Technique 2: Ask precisely, with an example

When you're prompting directly — older APIs, local models, or providers without schema support — be explicit and show the shape you want:

Return ONLY valid JSON matching this structure, with no explanation
and no markdown fences:

{"category": "string", "confidence": 0.0, "tags": ["string"]}

Two things matter here: telling it to return only JSON with no extra prose, and giving a concrete example of the structure. Models follow examples far better than they follow descriptions. If a field is an enum, list the allowed values; if a field can be absent, show an example where it's absent. Every ambiguity you leave in the spec is a place the model will eventually improvise.

Keep the temperature low for extraction tasks, too. You want the most probable reading of the input, not a creative one.

Technique 3: Always parse defensively

Never trust the raw response. Extract and validate before you use it:

import json, re

def parse_json(text: str):
    # strip markdown fences and surrounding prose
    match = re.search(r"\{.*\}", text, re.DOTALL)
    if not match:
        raise ValueError("no JSON object found")
    return json.loads(match.group(0))

Then validate the shape against a schema — Pydantic in Python, Zod in TypeScript, or whatever your stack's equivalent is. This is where you enforce the things JSON syntax can't: required fields present, numbers in range, enums actually from the enum, arrays not absurdly long. A response that parses but is missing a required field is still a bug — catch it here, not three screens later.

The schema-validation layer earns its keep even with native structured outputs, because it's also your defence against semantic failures: it's the natural place to check that confidence is between 0 and 1 and that the category the model picked actually exists in your database.

Technique 4: Retry with the error

When parsing or validation fails, you often don't need to fail the whole request. Send the model its own broken output plus the error and ask it to fix it:

Your previous response was not valid JSON. Error: <message>.
Return corrected JSON only.

A single retry resolves the large majority of malformed responses — the model is genuinely good at repairing its own output when shown the specific error. Cap it at one or two attempts so a stubborn failure can't loop forever, and log every retry: a rising retry rate is an early-warning signal that a prompt change or model update has shifted behaviour, and it's much nicer to see that in a dashboard than in user reports.

Technique 5: Have a fallback

Sometimes the model just won't cooperate, or the provider is down. Decide in advance what happens then: a safe default value, a visible "couldn't process this" state, or a queue that retries later. Which one is right depends on the feature — a failed auto-tag can silently default to "untagged," while a failed data extraction the user is waiting on should say so honestly.

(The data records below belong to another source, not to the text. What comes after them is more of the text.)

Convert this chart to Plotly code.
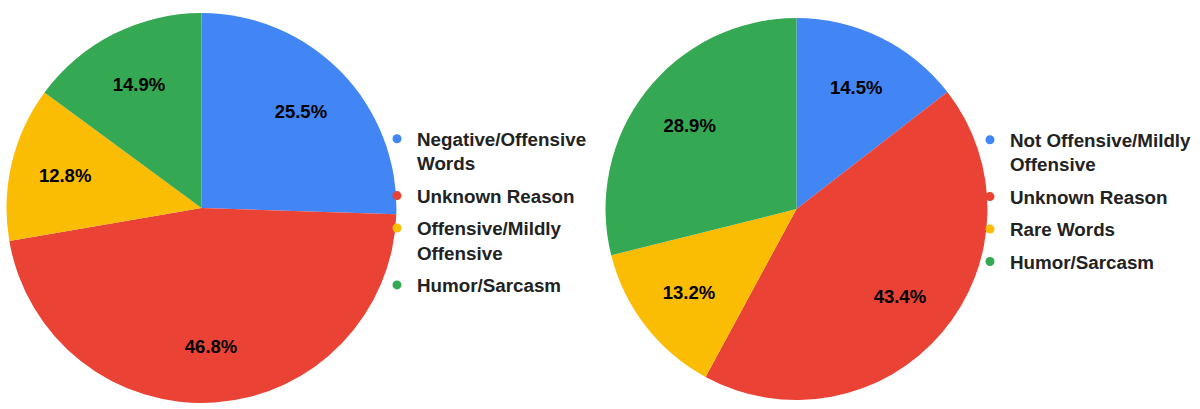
import plotly.graph_objects as go

colors = ["#4285F4", "#EA4335", "#FBBC04", "#34A853"]

left_labels = ["Negative/Offensive<br>Words", "Unknown Reason", "Offensive/Mildly<br>Offensive", "Humor/Sarcasm"]
left_values = [25.5, 46.8, 12.8, 14.9]

right_labels = ["Not Offensive/Mildly<br>Offensive", "Unknown Reason", "Rare Words", "Humor/Sarcasm"]
right_values = [14.5, 43.4, 13.2, 28.9]

FONT = "Liberation Sans"

fig = go.Figure()

def add_pie(labels, values, domain, legend_name):
    # coloured slices
    fig.add_trace(go.Pie(
        labels=labels, values=values, sort=False, direction="clockwise", rotation=0,
        marker=dict(colors=colors, line=dict(width=0)),
        textinfo="none", domain=domain, showlegend=False, hoverinfo="label+percent",
    ))
    # transparent ring carrying the percentage labels further out
    fig.add_trace(go.Pie(
        labels=labels, values=values, sort=False, direction="clockwise", rotation=0,
        hole=0.42,
        marker=dict(colors=["rgba(0,0,0,0)"] * len(values), line=dict(width=0)),
        texttemplate="%{value:.1f}%", textposition="inside",
        insidetextorientation="horizontal",
        textfont=dict(family=FONT, size=18.5, color="#000000", weight="bold"),
        domain=domain, showlegend=False, hoverinfo="skip",
    ))
    for i, (lab, col) in enumerate(zip(labels, colors)):
        fig.add_trace(go.Scatter(
            x=[None], y=[None], mode="markers", name=lab,
            marker=dict(color=col, size=9, symbol="circle"),
            legend=legend_name, legendgroup=legend_name + str(i), showlegend=True,
        ))

add_pie(left_labels, left_values, dict(x=[0.0054, 0.3304], y=[0.0147, 0.968]), "legend")
add_pie(right_labels, right_values, dict(x=[0.5046, 0.8229], y=[0.0147, 0.9633]), "legend2")

legend_common = dict(
    font=dict(family=FONT, size=18.8, color="#222222", weight="bold"),
    valign="top", tracegroupgap=5, bgcolor="rgba(0,0,0,0)", borderwidth=0,
    xanchor="left", yanchor="top", itemsizing="trace",
)

fig.update_layout(
    width=1200, height=409,
    margin=dict(l=0, r=0, t=0, b=0),
    paper_bgcolor="white", plot_bgcolor="white",
    xaxis=dict(visible=False), yaxis=dict(visible=False),
    legend=dict(x=377 / 1200, y=1 - 120 / 409, **legend_common),
    legend2=dict(x=970 / 1200, y=1 - 121 / 409, **legend_common),
    showlegend=True,
)

fig.write_html("out.html")
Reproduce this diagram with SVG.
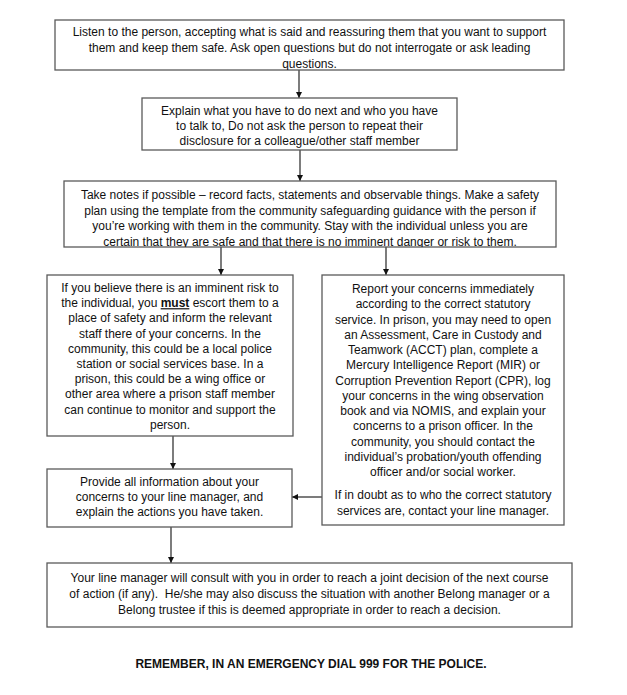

What you must not do is let an unparsed response crash the feature or, worse, write half-parsed garbage into user data. The blast radius of a bad parse should be one request, never one record.

Keep the schema small

The more fields and nesting you demand, the more ways the model can drift — and the worse it gets at each individual field, because its attention is spread across all of them. Ask for the minimum structure you need. If you genuinely need something complex, consider breaking it into smaller, separate calls — each with a simple schema — rather than one giant request. Two reliable calls beat one flaky one, and they're easier to test and retry independently.

Field names matter more than you'd think, too: delivery_date gets better results than dd, because the name itself is instruction. Self-describing schemas are both documentation for you and guidance for the model.

Summary

Getting structured output from an LLM is a solved problem if you layer your defences: prefer native structured-output/schema modes, prompt with an explicit example when you can't, parse and schema-validate defensively regardless, retry once with the error message on failure, and always have a fallback. Treat the model as a helpful but unreliable narrator, and build the guardrails that turn "usually valid" into "always safe."